▶ **Given task**:
Below are the entries; count the lines in them that contain the word "this" and give only the number.

━━━━━ Given data ━━━━━

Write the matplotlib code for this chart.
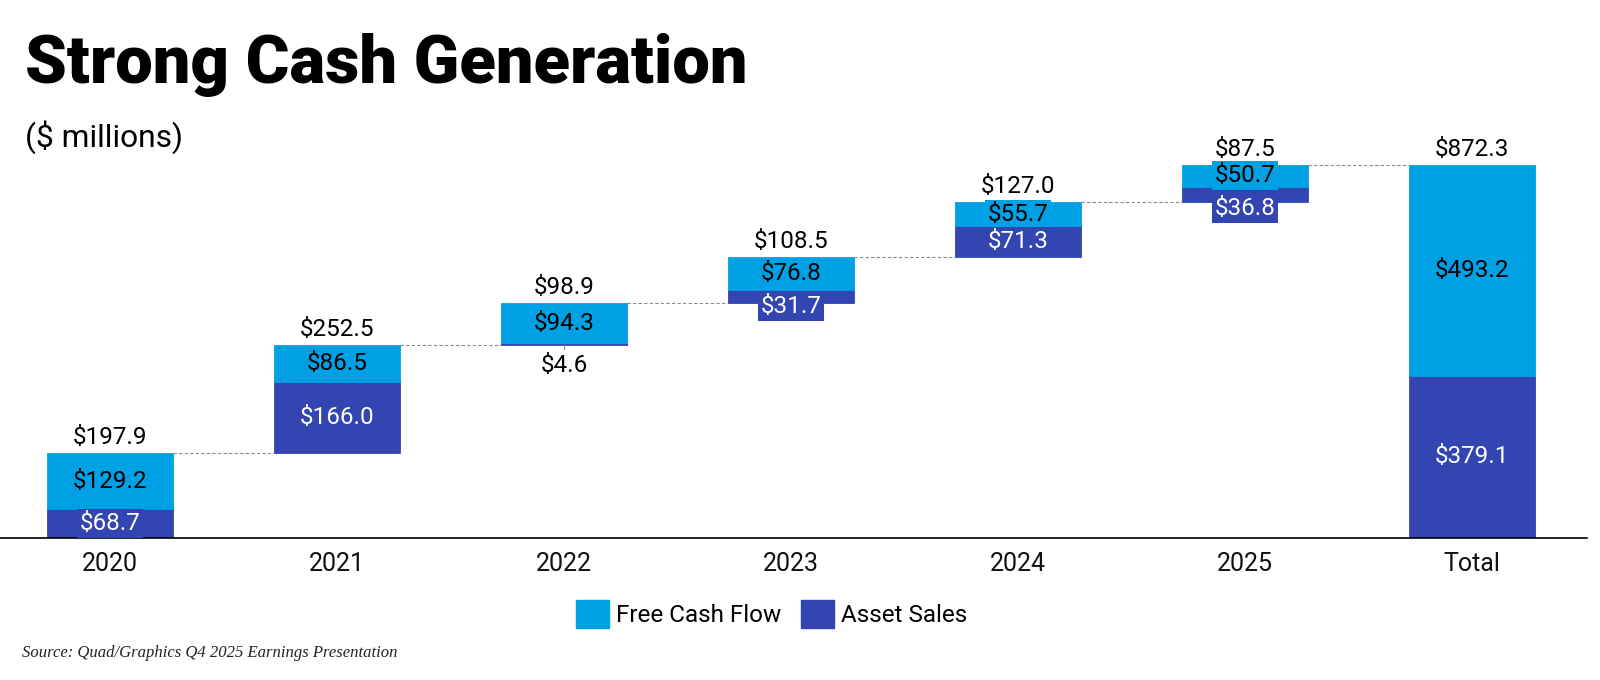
import matplotlib
matplotlib.use('Agg')
import matplotlib.pyplot as plt
from matplotlib.patches import Patch

# ---------------- data ----------------
categories = ['2020', '2021', '2022', '2023', '2024', '2025', 'Total']
asset_sales = [68.7, 166.0, 4.6, 31.7, 71.3, 36.8]
free_cash_flow = [129.2, 86.5, 94.3, 76.8, 55.7, 50.7]
year_totals = [197.9, 252.5, 98.9, 108.5, 127.0, 87.5]
total_asset_sales = 379.1
total_free_cash_flow = 493.2
grand_total = 872.3

series_names = ['Free Cash Flow', 'Asset Sales']
title_text = 'Strong Cash Generation'
subtitle_text = '($ millions)'
source_text = 'Source: Quad/Graphics Q4 2025 Earnings Presentation'

# ---------------- style ----------------
FCF_COLOR = '#00A1E4'
AS_COLOR = '#3245B1'
plt.rcParams['font.family'] = ['Roboto', 'DejaVu Sans']

W, H = 1600, 680
fig = plt.figure(figsize=(W / 100, H / 100), dpi=100)
base_px, top_px, right_px = 538, 140, 1587
ax = fig.add_axes([0, (H - base_px) / H, right_px / W, (base_px - top_px) / H])
px_per_unit = 0.4276
ymax = (base_px - top_px) / px_per_unit
ax.set_ylim(0, ymax)
ax.set_xlim(-0.485, 6.507)


def px(v):
    return v / px_per_unit


bar_w = 0.555
x = list(range(len(categories)))

# waterfall bases
bases = []
cum = 0.0
for t in year_totals:
    bases.append(cum)
    cum += t

as_bottoms = bases + [0.0]
as_heights = asset_sales + [total_asset_sales]
fcf_bottoms = [b + a for b, a in zip(bases, asset_sales)] + [total_asset_sales]
fcf_heights = free_cash_flow + [total_free_cash_flow]
tops = [b + t for b, t in zip(bases, year_totals)] + [grand_total]
top_labels = year_totals + [grand_total]

ax.bar(x, as_heights, bottom=as_bottoms, width=bar_w, color=AS_COLOR,
       edgecolor=AS_COLOR, linewidth=0.6, zorder=2)
ax.bar(x, fcf_heights, bottom=fcf_bottoms, width=bar_w, color=FCF_COLOR,
       edgecolor=FCF_COLOR, linewidth=0.6, zorder=2)

# connectors
for i in range(len(categories) - 1):
    y = tops[i]
    ax.plot([x[i] + bar_w / 2, x[i + 1] - bar_w / 2], [y, y], color='#8c8c8c',
            lw=0.8, ls=(0, (3, 2)), zorder=1)

LABEL_FS = 17.5
# labels
for i in range(len(categories)):
    top = tops[i]
    ax.text(x[i], top + px(9), f'${top_labels[i]:.1f}', ha='center',
            va='baseline', fontsize=LABEL_FS, color='black', zorder=4)
    # FCF
    fcf_c = fcf_bottoms[i] + fcf_heights[i] / 2
    ax.text(x[i], fcf_c, f'${fcf_heights[i]:.1f}', ha='center', va='center',
            fontsize=LABEL_FS, color='black', zorder=5,
            bbox=dict(boxstyle='square,pad=0.12', fc=FCF_COLOR, ec='none'))
    # Asset sales
    seg_px = as_heights[i] * px_per_unit
    as_c = as_bottoms[i] + as_heights[i] / 2
    lab = f'${as_heights[i]:.1f}'
    if seg_px >= 20:
        ax.text(x[i], as_c, lab, ha='center', va='center', fontsize=LABEL_FS,
                color='white', zorder=5,
                bbox=dict(boxstyle='square,pad=0.12', fc=AS_COLOR, ec='none'))
    elif seg_px >= 6:
        yc = min(as_c, fcf_c - px(33))
        ax.text(x[i], yc, lab, ha='center', va='center', fontsize=LABEL_FS,
                color='white', zorder=4,
                bbox=dict(boxstyle='square,pad=0.12', fc=AS_COLOR, ec='none'))
    else:
        b = as_bottoms[i]
        ax.plot([x[i], x[i]], [b, b - px(4)], color='#8c8c8c', lw=0.8, zorder=3)
        ax.text(x[i], b - px(20), lab, ha='center', va='center',
                fontsize=LABEL_FS, color='black', zorder=4)

# axes styling
for s in ['top', 'right', 'left']:
    ax.spines[s].set_visible(False)
ax.spines['bottom'].set_linewidth(1.2)
ax.spines['bottom'].set_color('black')
ax.set_yticks([])
ax.set_xticks(x)
ax.set_xticklabels(categories)
ax.tick_params(axis='x', length=0, pad=10, labelsize=18, labelcolor='#111111')

# title & texts
title = fig.text(25 / W, 1 - 83 / H, title_text, ha='left', va='baseline',
                 fontsize=52, fontweight='black',
                 family=['Roboto', 'DejaVu Sans'], color='black')
subtitle = fig.text(25 / W, 1 - 137 / H, subtitle_text, ha='left', va='center',
                    fontsize=20, color='black')
fig.text(22 / W, 1 - 653 / H, source_text, ha='left', va='center',
         fontsize=12, style='italic', family=['Liberation Serif', 'DejaVu Serif'],
         color='#222222')

handles = [Patch(facecolor=FCF_COLOR, edgecolor=FCF_COLOR),
           Patch(facecolor=AS_COLOR, edgecolor=AS_COLOR)]
fig.legend(handles, series_names, loc='center',
           bbox_to_anchor=(771.5 / W, 1 - 614 / H), ncol=2, frameon=False,
           fontsize=17.5, handlelength=1.35, handleheight=1.35,
           handletextpad=0.3, columnspacing=0.8, borderaxespad=0)

# fit title/subtitle widths to the reference
fig.canvas.draw()
r = fig.canvas.get_renderer()
for t, target in [(title, 723), (subtitle, 158)]:
    bb = t.get_window_extent(r)
    t.set_fontsize(t.get_fontsize() * target / bb.width)

fig.savefig('out.png', dpi=100)
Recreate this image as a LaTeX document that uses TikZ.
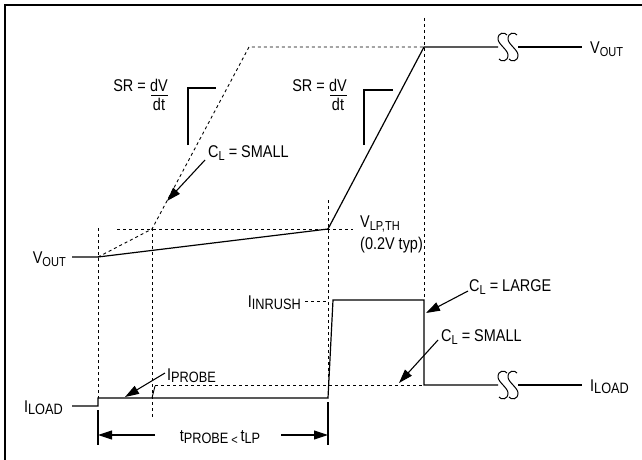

━━━━━

▶ **Correct result**:
2